Proper 19A Pentecost 15; Matthew 18:21-35; 9/13/20

Trivia question:  Do you know the bitterest substance on the face of the earth? Denatonium benzoate better known as Dentrol or Bitrex.    Denatonium benzoate in a solution of ten parts per million is unbearable to human taste buds.

The heart of people with long carried resentment becomes dark and the bitterness that spews from them is like tasting denatonium benzoate. 

Ten parts per million isn’t much of a ratio. 

It’s like .001 of a percent.  That’s all it takes for resentment to darken our life.  

Resentment is like putting a backpack on and carrying around 100 pounds of lead. 

Not only is the weight intolerably heavy, but the chemical contamination from lead poisons weakens the body and soul. Charles Dickens’ character, Scrooge, would be an example of one who is poisoned by resentment.  

Those whose hearts are unforgiving bring on their own agony and spreads that agony to others.  I am reminded of memories of working in a crisis mental health center of clients brought up by police who hadn’t bathed or changed clothes in over a month.  The stench would permeate the whole floor.   Resentment can carry the similar stench.

The king, after discovering his servant’s failure to show mercy to others after he himself received mercy from the king, reveals the perils of not forgiving.   It’s not that God is going to hold sentence over us for not forgiving.  No.

Spiritual law reveals that when we hold on to resentment and fail to forgive another, we are creating a state of hell for ourselves.  I don’t know if you’ve ever known anyone who has held resentments over an extended period of time.  They’re not much fun to be around. 

One of my favorite quotes that returns to my memory comes from St. Benedict:  Every day we begin again.   God has already forgotten our transgressions and so Benedict is urging us not to keep hanging on to them.   Resentment blocks us from living in the present moment.
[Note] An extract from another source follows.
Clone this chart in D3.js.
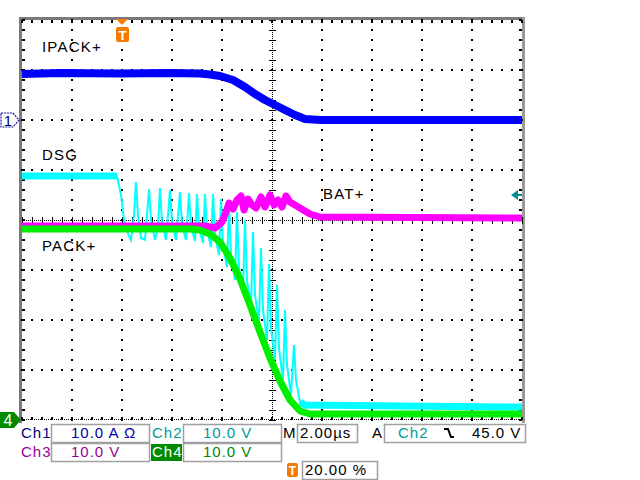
<!DOCTYPE html>
<html><head><meta charset="utf-8">
<script src="https://cdn.jsdelivr.net/npm/d3@7/dist/d3.min.js"></script>
<style>
body{margin:0;background:#fff;}
svg{display:block;font-family:"Liberation Sans",Arial,sans-serif;}
</style></head><body>
<svg id="c" width="640" height="480"></svg>
<script>
// ---- scope settings ----
const timeDomain = [-4, 16];      // µs, 2.00 µs/div, trigger at 20 %
const voltDomain = [0, 80];       // V, 10.0 V/div, Ch2-4 ground at bottom graticule
const ampDomain = [-60, 20];      // A, 10.0 A/div, Ch1 ground 2 div above centre
const majorTimeTicks = [-4, -2, 0, 2, 4, 6, 8, 10, 12, 14, 16];
const majorVoltTicks = [0, 10, 20, 30, 40, 50, 60, 70, 80];

// ---- Ch1 IPACK+ (A) ----
const ch1Time = [-4, -2.48, -0.08, 1.92, 3.12, 3.52, 3.92, 4.44, 4.92, 5.32, 5.72, 6.12, 6.52, 6.92, 7.32, 7.92, 11.12, 16];
const ch1Amps = [9.2, 9.4, 9.3, 9.4, 9.3, 9.1, 8.8, 8.0, 6.6, 5.2, 4.0, 3.0, 2.0, 1.0, 0.2, 0, 0, 0];

// ---- Ch2 DSG (V) ----
const ch2Time = [-4, -0.2, -0.04, 0.08, 0.24, 0.36, 0.48, 0.56, 0.64, 0.76, 0.92, 1.0, 1.08, 1.16, 1.32, 1.44, 1.52, 1.6, 1.76, 1.92, 2.0, 2.16, 2.32, 2.4, 2.56, 2.68, 2.76, 2.92, 3.0, 3.08, 3.24, 3.32, 3.4, 3.56, 3.64, 3.72, 3.88, 3.96, 4.04, 4.2, 4.28, 4.36, 4.52, 4.6, 4.68, 4.84, 4.92, 5.0, 5.16, 5.24, 5.32, 5.48, 5.56, 5.64, 5.8, 5.88, 5.96, 6.12, 6.2, 6.28, 6.44, 6.52, 6.6, 6.76, 6.88, 6.96, 7.12, 7.32, 11.12, 16];
const ch2Volts = [48.8, 48.8, 45.0, 40.0, 37.2, 36.0, 41.0, 47.6, 41.0, 36.4, 36.0, 41.0, 46.2, 40.0, 36.0, 39.0, 46.4, 39.6, 36.0, 46.0, 39.6, 36.0, 45.6, 39.0, 36.0, 45.4, 38.8, 35.8, 45.2, 38.4, 35.4, 45.2, 38.0, 34.6, 45.2, 37.0, 33.0, 44.2, 35.0, 30.6, 43.2, 33.0, 28.0, 41.6, 30.4, 25.6, 40.0, 28.0, 22.8, 37.6, 25.0, 19.6, 34.4, 22.0, 16.0, 31.2, 18.4, 12.0, 27.0, 14.4, 8.0, 22.0, 11.0, 5.0, 15.0, 8.0, 3.6, 3.0, 2.8, 2.6];

// ---- Ch3 BAT+ (V) ----
const ch3Time = [-4, 3.32, 3.72, 4.0, 4.16, 4.28, 4.44, 4.6, 4.76, 4.88, 5.04, 5.2, 5.36, 5.56, 5.72, 5.92, 6.08, 6.24, 6.4, 6.56, 6.72, 6.92, 7.12, 7.32, 7.52, 7.92, 16];
const ch3Volts = [38.8, 38.8, 38.4, 39.6, 41.6, 43.4, 42.2, 44.0, 44.8, 42.0, 44.2, 43.0, 42.4, 44.6, 42.6, 45.0, 43.0, 44.0, 42.6, 44.8, 43.6, 43.0, 42.4, 41.8, 41.2, 40.6, 40.4];

// ---- Ch4 PACK+ (V) ----
const ch4Time = [-4, 2.72, 3.12, 3.52, 3.92, 4.32, 4.72, 5.12, 5.52, 5.92, 6.32, 6.72, 7.12, 7.52, 16];
const ch4Volts = [38.2, 38.2, 38.0, 37.2, 35.6, 32.4, 28.2, 23.0, 17.6, 12.4, 7.8, 4.0, 1.8, 1.2, 1.2];

// ---- annotations ----
const traceLabels = [
  {text: "IPACK+", t: -3.2, v: 13.6, unit: "A"},
  {text: "DSG", t: -3.2, v: 52, unit: "V"},
  {text: "BAT+", t: 8.04, v: 44.2, unit: "V"},
  {text: "PACK+", t: -3.2, v: 33.8, unit: "V"}
];
const triggerLevel = 45.0;
const panelRow1 = [
  {label: "Ch1", value: "10.0 A Ω", color: "#00007a", vcolor: "#0000a8"},
  {label: "Ch2", value: "10.0 V", color: "#009a9a", vcolor: "#009a9a"}
];
const panelRow2 = [
  {label: "Ch3", value: "10.0 V", color: "#990099", vcolor: "#990099"},
  {label: "Ch4", value: "10.0 V", color: "#ffffff", vcolor: "#008a00", bg: "#008a00"}
];
const timebaseText = "2.00µs";
const trigSource = "Ch2";
const trigText = "45.0 V";
const trigPosText = "20.00 %";

// ---- scales ----
const L = 22, R = 522, T = 20, B = 420;
const x = d3.scaleLinear().domain(timeDomain).range([L, R]);
const yV = d3.scaleLinear().domain(voltDomain).range([B, T]);
const yA = d3.scaleLinear().domain(ampDomain).range([B, T]);

const svg = d3.select("#c");
svg.append("rect").attr("width", 640).attr("height", 480).attr("fill", "#fff");

// ---- graticule ----
const g = svg.append("g").attr("shape-rendering", "crispEdges");
g.append("rect").attr("x", 19).attr("y", 17).attr("width", 3).attr("height", 406).attr("fill", "#7a7a7a");
g.append("rect").attr("x", 19).attr("y", 17).attr("width", 506).attr("height", 3).attr("fill", "#7a7a7a");
g.append("rect").attr("x", 522).attr("y", 17).attr("width", 3).attr("height", 406).attr("fill", "#9a9a9a");

const minorT = d3.range(timeDomain[0], timeDomain[1] + 0.001, 0.4);
const minorV = d3.range(voltDomain[0], voltDomain[1] + 0.001, 2);
const dots = [];
majorTimeTicks.forEach(t => { if (t !== 6 && t !== -4 && t !== 16) minorV.forEach(v => dots.push([x(t), yV(v)])); });
majorVoltTicks.forEach(v => { if (v !== 40 && v !== 0 && v !== 80) minorT.forEach(t => dots.push([x(t), yV(v)])); });
g.selectAll("rect.dot").data(dots).enter().append("rect")
  .attr("x", d => Math.round(d[0]) - 1).attr("y", d => Math.round(d[1]) - 1)
  .attr("width", 2).attr("height", 2).attr("fill", "#000");
minorV.forEach(v => {
  g.append("rect").attr("x", L).attr("y", Math.round(yV(v)) - 1).attr("width", 3).attr("height", 2).attr("fill", "#000");
  g.append("rect").attr("x", R - 3).attr("y", Math.round(yV(v)) - 1).attr("width", 3).attr("height", 2).attr("fill", "#000");
});
minorT.forEach(t => {
  g.append("rect").attr("x", Math.round(x(t)) - 1).attr("y", T).attr("width", 2).attr("height", 3).attr("fill", "#000");
  g.append("rect").attr("x", Math.round(x(t)) - 1).attr("y", B - 3).attr("width", 2).attr("height", 3).attr("fill", "#000");
});
d3.range(L, R, 2).forEach(px => g.append("rect").attr("x", px).attr("y", B - 1).attr("width", 1).attr("height", 1).attr("fill", "#000"));
const cx = Math.round(x(6)), cy = Math.round(yV(40));
d3.range(T, B, 2).forEach(py => g.append("rect").attr("x", cx).attr("y", py).attr("width", 1).attr("height", 1).attr("fill", "#000"));
d3.range(L, R, 2).forEach(px => g.append("rect").attr("x", px).attr("y", cy).attr("width", 1).attr("height", 1).attr("fill", "#000"));
minorV.forEach(v => g.append("rect").attr("x", cx - 3).attr("y", Math.round(yV(v))).attr("width", 7).attr("height", 1).attr("fill", "#000"));
minorT.forEach(t => g.append("rect").attr("x", Math.round(x(t))).attr("y", cy - 3).attr("width", 1).attr("height", 7).attr("fill", "#000"));

// ---- traces ----
svg.append("clipPath").attr("id", "clip").append("rect").attr("x", L).attr("y", T).attr("width", R - L + 1).attr("height", B - T);
const tr = svg.append("g").attr("clip-path", "url(#clip)");
const lineV = d3.line().x(d => x(d[0])).y(d => yV(d[1]));
const lineA = d3.line().x(d => x(d[0])).y(d => yA(d[1]));
const ch1 = ch1Time.map((t, i) => [t, ch1Amps[i]]);
const ch2 = ch2Time.map((t, i) => [t, ch2Volts[i]]);
const ch3 = ch3Time.map((t, i) => [t, ch3Volts[i]]);
const ch4 = ch4Time.map((t, i) => [t, ch4Volts[i]]);

tr.append("path").attr("d", lineV(ch2)).attr("fill", "none").attr("stroke", "#00ffff").attr("stroke-width", 2).attr("stroke-linejoin", "miter");
tr.append("path").attr("d", lineV(ch2.filter(d => d[0] <= -0.2))).attr("fill", "none").attr("stroke", "#00ffff").attr("stroke-width", 7);
tr.append("path").attr("d", lineV(ch2.filter(d => d[0] >= 7.12))).attr("fill", "none").attr("stroke", "#00ffff").attr("stroke-width", 7);
tr.append("path").attr("d", lineV(ch3)).attr("fill", "none").attr("stroke", "#ff00ff").attr("stroke-width", 7).attr("stroke-linejoin", "round");
tr.append("path").attr("d", lineV(ch4)).attr("fill", "none").attr("stroke", "#00ee00").attr("stroke-width", 7).attr("stroke-linejoin", "round");
tr.append("path").attr("d", lineA(ch1)).attr("fill", "none").attr("stroke", "#0000ff").attr("stroke-width", 8).attr("stroke-linejoin", "round");

// ---- trace labels ----
svg.selectAll("text.lbl").data(traceLabels).enter().append("text")
  .attr("x", d => x(d.t)).attr("y", d => d.unit === "A" ? yA(d.v) : yV(d.v))
  .attr("font-size", 15).attr("letter-spacing", 1.2).attr("fill", "#000").text(d => d.text);

// ---- channel markers ----
const m1y = Math.round(yA(0));
svg.append("path").attr("d", `M1,${m1y - 7}H13L19,${m1y}L13,${m1y + 7}H1Z`).attr("fill", "#fff").attr("stroke", "#1010a0").attr("stroke-width", 1.2).attr("stroke-dasharray", "2,1");
svg.append("text").attr("x", 8).attr("y", m1y + 5.5).attr("text-anchor", "middle").attr("font-size", 15).attr("fill", "#00007a").text("1");
const m4y = Math.round(yV(0));
svg.append("path").attr("d", `M0,${m4y - 8}H14L21,${m4y}L14,${m4y + 8}H0Z`).attr("fill", "#008a00");
svg.append("text").attr("x", 8).attr("y", m4y + 6).attr("text-anchor", "middle").attr("font-size", 16).attr("fill", "#fff").text("4");

// trigger position marker
const tx = Math.round(x(0));
svg.append("path").attr("d", `M${tx - 6},19H${tx + 6}L${tx},25Z`).attr("fill", "#f57c00");
svg.append("rect").attr("x", tx - 6).attr("y", 27).attr("width", 13).attr("height", 15).attr("rx", 2).attr("fill", "#f57c00");
svg.append("text").attr("x", tx + 0.5).attr("y", 40).attr("text-anchor", "middle").attr("font-size", 13).attr("font-weight", "bold").attr("fill", "#fff").text("T");

// trigger level arrow
const ty = Math.round(yV(triggerLevel));
svg.append("path").attr("d", `M511,${ty}L518,${ty - 5}V${ty + 5}Z`).attr("fill", "#009090");
svg.append("rect").attr("x", 518).attr("y", ty - 1).attr("width", 4).attr("height", 2).attr("fill", "#009090");

// ---- readout panel ----
const p = svg.append("g").attr("font-size", 15).attr("letter-spacing", 1);
function box(x0, y0, w, h) {
  p.append("rect").attr("x", x0 + 0.5).attr("y", y0 + 0.5).attr("width", w).attr("height", h)
    .attr("fill", "none").attr("stroke", "#a0a0a0").attr("stroke-width", 1.5);
}
const rowsY = [424, 443];
[panelRow1, panelRow2].forEach((row, ri) => {
  row.forEach((c, ci) => {
    const lx = ci === 0 ? 20 : 151;
    const bx = ci === 0 ? 51 : 183;
    if (c.bg) p.append("rect").attr("x", lx).attr("y", rowsY[ri] + 1).attr("width", 31).attr("height", 17).attr("fill", c.bg);
    p.append("text").attr("x", lx + 1).attr("y", rowsY[ri] + 14).attr("fill", c.color).text(c.label);
    box(bx, rowsY[ri], 98, 18);
    p.append("text").attr("x", bx + 20).attr("y", rowsY[ri] + 14).attr("fill", c.vcolor).text(c.value);
  });
});
p.append("text").attr("x", 283).attr("y", 438).attr("fill", "#000").text("M");
box(297, 424, 60, 18);
p.append("text").attr("x", 300).attr("y", 438).attr("fill", "#000").text(timebaseText);
p.append("text").attr("x", 372).attr("y", 438).attr("fill", "#000").text("A");
box(384, 424, 141, 18);
p.append("text").attr("x", 398).attr("y", 438).attr("fill", "#009a9a").text(trigSource);
p.append("path").attr("d", "M444,429H448L451,437H454").attr("fill", "none").attr("stroke", "#000").attr("stroke-width", 2);
p.append("text").attr("x", 472).attr("y", 438).attr("fill", "#000").text(trigText);
p.append("rect").attr("x", 287).attr("y", 463).attr("width", 11).attr("height", 14).attr("rx", 2).attr("fill", "#f57c00");
p.append("text").attr("x", 292.5).attr("y", 475).attr("text-anchor", "middle").attr("font-size", 12).attr("font-weight", "bold").attr("letter-spacing", 0).attr("fill", "#fff").text("T");
box(302, 461, 75, 18);
p.append("text").attr("x", 305).attr("y", 475).attr("fill", "#000").text(trigPosText);
</script>
</body></html>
Learning from our faults is one thing.  Dragging them around is another. 

God does not withhold forgiveness like the hypocritical servant who showed no mercy or compassion to others.   Seventy time seven:   An infinite number. 

Seven and multiples of 7 for the Hebrew represent wholeness and a sense of being complete. 

Forgiving completes our soul, reuniting the lost pieces of ourselves that resentment scatters.  God is always available to relieve human suffering by entering our suffering with us—the way Jesus did it.   Jesus went to hell and back for us.  All we have to do is open the door when he knocks and the agony we carry will be removed from us, restoring us to our blessed Union with God.